Pinning responsibility for the division of a nation, and the internal division of its figureheads, on media outlets such as Fox News is great sport for LRB commentators. But Fox has its own dance partner in the liberal commentariat led by Jon Stewart and Stephen Colbert. The syncopation of their rhythms fuels the dance they are locked into, driving left and right to the extremities of the political ballroom. Fox shapes society as much as society produces Fox; but so do Fox’s arch rivals.
Yet on the Mail’s website, a curious thing: as I write this, a comment on the plastic princess story has risen to the top of the pile with the question “Has anyone, including PM Cameron, taken the time to read what she wrote..?”. It’s only at the top because of a fluke of timing: it was the last to be posted before comments were closed, and as such is the “newest” addition, the first anyone who loads the page sees. Allowing readers to comment creates the possibility of a different rhythm interfering with whatever the writer has tried to establish. This small white box at the foot of an article opens space for a hybrid manoeuvre – shortish, sharpish (“This huge outcry … is frankly ridiculous”), but carefully constructed. Perhaps the impact of the white box is negligible. But it suggests that the way the web is built, and the way in which its content is sold, may change the rhythms we are forced to dance to.
Not far into her lecture, Mantel likened Kate and her kind to wildlife:
I used to think that the interesting issue was whether we should have a monarchy or not. But now I think that question is rather like, should we have pandas or not? Our current royal family doesn’t have the difficulties in breeding that pandas do, but pandas and royal persons alike are expensive to conserve and ill-adapted to any modern environment. But aren’t they interesting? Aren’t they nice to look at? Some people find them endearing; some pity them for their precarious situation; everybody stares at them, and however airy the enclosure they inhabit, it’s still a cage.
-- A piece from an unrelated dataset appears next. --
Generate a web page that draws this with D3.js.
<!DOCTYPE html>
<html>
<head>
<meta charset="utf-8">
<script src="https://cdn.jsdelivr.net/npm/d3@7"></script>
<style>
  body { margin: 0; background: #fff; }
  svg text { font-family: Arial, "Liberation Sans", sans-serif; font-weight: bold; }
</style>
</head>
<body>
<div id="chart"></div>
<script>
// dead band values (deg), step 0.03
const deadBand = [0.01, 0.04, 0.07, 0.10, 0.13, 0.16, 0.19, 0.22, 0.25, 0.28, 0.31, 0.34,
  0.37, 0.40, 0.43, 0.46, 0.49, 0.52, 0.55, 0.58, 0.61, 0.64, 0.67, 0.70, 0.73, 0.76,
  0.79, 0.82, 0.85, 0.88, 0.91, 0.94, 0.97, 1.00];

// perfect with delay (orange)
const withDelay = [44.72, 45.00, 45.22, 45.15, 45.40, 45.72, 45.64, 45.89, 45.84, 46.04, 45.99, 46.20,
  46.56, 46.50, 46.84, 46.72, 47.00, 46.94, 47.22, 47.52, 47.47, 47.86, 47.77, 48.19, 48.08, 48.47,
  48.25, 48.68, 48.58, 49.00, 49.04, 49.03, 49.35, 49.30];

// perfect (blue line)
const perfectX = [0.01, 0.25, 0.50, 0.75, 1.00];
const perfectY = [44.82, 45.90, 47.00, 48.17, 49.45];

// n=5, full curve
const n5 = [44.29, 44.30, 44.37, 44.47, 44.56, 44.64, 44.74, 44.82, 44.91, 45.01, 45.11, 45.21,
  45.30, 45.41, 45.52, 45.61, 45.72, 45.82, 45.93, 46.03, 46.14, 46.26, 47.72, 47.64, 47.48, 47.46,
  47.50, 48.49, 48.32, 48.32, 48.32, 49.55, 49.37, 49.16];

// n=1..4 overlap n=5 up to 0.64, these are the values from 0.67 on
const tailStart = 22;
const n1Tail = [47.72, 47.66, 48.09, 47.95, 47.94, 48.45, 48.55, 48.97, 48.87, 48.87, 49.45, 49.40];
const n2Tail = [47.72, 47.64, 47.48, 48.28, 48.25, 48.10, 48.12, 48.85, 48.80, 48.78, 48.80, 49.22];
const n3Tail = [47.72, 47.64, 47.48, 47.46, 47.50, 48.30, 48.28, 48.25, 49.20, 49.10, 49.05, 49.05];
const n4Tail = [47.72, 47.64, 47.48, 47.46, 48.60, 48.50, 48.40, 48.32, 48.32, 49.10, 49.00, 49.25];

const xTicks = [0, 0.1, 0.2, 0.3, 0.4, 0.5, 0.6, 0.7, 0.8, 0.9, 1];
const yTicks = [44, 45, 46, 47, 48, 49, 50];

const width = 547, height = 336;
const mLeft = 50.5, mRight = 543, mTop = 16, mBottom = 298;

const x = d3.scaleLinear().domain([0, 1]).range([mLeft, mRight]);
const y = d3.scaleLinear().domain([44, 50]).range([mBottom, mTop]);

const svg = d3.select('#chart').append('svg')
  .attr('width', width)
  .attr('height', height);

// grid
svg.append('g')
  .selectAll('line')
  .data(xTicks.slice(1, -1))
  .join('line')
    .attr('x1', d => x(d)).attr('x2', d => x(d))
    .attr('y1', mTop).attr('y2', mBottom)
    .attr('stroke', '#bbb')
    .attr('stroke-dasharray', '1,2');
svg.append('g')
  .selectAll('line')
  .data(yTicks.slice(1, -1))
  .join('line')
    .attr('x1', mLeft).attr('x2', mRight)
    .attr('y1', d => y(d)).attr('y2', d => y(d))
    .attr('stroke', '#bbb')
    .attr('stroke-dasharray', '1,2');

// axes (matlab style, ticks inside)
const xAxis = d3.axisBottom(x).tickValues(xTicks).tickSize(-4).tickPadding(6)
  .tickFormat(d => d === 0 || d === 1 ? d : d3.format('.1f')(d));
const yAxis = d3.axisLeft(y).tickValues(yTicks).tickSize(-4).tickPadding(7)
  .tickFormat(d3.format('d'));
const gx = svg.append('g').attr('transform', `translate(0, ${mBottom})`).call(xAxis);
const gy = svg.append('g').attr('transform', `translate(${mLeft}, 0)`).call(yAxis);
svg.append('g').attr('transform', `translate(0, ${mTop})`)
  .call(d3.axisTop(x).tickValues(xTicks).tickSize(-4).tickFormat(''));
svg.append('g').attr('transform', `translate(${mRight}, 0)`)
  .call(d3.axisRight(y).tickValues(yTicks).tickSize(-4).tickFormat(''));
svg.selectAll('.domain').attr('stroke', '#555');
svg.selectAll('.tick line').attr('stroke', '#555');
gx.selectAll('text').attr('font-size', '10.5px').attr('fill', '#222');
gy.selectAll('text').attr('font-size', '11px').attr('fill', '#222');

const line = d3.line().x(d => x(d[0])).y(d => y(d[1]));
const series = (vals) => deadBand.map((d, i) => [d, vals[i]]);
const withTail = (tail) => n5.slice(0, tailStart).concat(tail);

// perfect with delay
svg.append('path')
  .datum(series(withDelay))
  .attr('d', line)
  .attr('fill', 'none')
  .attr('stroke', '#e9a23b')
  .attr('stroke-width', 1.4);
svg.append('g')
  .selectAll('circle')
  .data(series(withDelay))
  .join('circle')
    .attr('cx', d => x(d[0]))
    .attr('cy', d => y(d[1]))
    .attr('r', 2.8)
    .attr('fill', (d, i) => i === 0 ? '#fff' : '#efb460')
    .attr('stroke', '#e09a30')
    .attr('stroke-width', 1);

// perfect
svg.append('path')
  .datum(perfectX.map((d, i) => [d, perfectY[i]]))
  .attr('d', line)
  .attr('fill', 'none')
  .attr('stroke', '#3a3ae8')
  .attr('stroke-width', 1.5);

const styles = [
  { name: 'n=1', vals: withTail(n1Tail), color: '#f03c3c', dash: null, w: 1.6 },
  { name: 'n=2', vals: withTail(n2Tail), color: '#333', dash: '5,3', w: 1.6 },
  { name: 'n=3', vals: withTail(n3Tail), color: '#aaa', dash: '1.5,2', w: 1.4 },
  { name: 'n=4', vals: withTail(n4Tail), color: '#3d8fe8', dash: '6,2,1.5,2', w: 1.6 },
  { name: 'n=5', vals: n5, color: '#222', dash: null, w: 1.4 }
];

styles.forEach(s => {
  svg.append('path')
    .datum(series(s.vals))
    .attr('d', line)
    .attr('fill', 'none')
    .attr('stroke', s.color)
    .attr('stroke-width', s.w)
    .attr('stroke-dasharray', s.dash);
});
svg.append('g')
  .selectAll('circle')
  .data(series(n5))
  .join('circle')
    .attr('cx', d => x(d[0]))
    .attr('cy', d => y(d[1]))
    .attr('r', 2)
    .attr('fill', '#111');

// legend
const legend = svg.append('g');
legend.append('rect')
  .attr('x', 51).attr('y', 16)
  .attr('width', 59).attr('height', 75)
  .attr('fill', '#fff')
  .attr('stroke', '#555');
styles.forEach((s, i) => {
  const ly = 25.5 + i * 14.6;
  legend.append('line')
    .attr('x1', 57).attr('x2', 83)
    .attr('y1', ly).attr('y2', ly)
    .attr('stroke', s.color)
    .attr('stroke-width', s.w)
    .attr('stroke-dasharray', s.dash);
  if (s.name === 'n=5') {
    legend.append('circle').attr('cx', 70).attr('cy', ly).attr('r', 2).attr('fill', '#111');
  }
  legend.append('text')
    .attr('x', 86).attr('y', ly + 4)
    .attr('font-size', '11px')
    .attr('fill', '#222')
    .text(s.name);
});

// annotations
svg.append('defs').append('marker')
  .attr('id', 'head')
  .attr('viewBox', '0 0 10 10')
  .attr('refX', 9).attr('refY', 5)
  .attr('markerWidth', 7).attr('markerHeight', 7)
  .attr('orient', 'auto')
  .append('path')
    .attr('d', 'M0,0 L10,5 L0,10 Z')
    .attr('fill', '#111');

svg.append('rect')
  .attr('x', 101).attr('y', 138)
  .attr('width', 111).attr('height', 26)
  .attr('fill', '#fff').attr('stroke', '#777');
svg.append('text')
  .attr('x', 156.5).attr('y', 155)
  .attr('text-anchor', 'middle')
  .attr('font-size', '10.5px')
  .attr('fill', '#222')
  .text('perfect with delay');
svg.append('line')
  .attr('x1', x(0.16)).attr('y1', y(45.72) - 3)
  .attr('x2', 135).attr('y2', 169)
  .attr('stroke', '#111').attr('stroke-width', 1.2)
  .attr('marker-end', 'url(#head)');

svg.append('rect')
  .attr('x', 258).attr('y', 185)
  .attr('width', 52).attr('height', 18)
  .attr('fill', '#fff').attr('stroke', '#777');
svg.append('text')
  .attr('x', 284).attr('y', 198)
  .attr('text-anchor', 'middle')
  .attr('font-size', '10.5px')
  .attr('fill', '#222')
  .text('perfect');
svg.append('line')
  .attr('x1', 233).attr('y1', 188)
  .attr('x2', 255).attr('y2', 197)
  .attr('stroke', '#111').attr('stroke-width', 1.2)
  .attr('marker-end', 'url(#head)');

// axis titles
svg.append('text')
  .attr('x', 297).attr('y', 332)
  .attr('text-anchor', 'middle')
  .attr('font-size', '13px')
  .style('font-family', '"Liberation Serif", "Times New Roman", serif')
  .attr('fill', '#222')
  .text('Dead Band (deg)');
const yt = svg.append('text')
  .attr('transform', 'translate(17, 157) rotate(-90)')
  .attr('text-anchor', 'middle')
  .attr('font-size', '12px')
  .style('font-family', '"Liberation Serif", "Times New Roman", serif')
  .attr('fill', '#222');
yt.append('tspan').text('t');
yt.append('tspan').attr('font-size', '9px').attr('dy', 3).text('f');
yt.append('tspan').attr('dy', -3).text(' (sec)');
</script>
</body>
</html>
By driving us further into extremities of style, the press, from literary magazine to tabloid paper, helps create cages for us all. Obviously cages are not always bad: they can protect us as much as they constrain us. But this makes paying attention to how they are built even more important. Mantel’s story was about how we are all responsible for caging royalty; Mantelgate is a story about how, through shaping the architecture of the internet, we are all responsible for caging ourselves.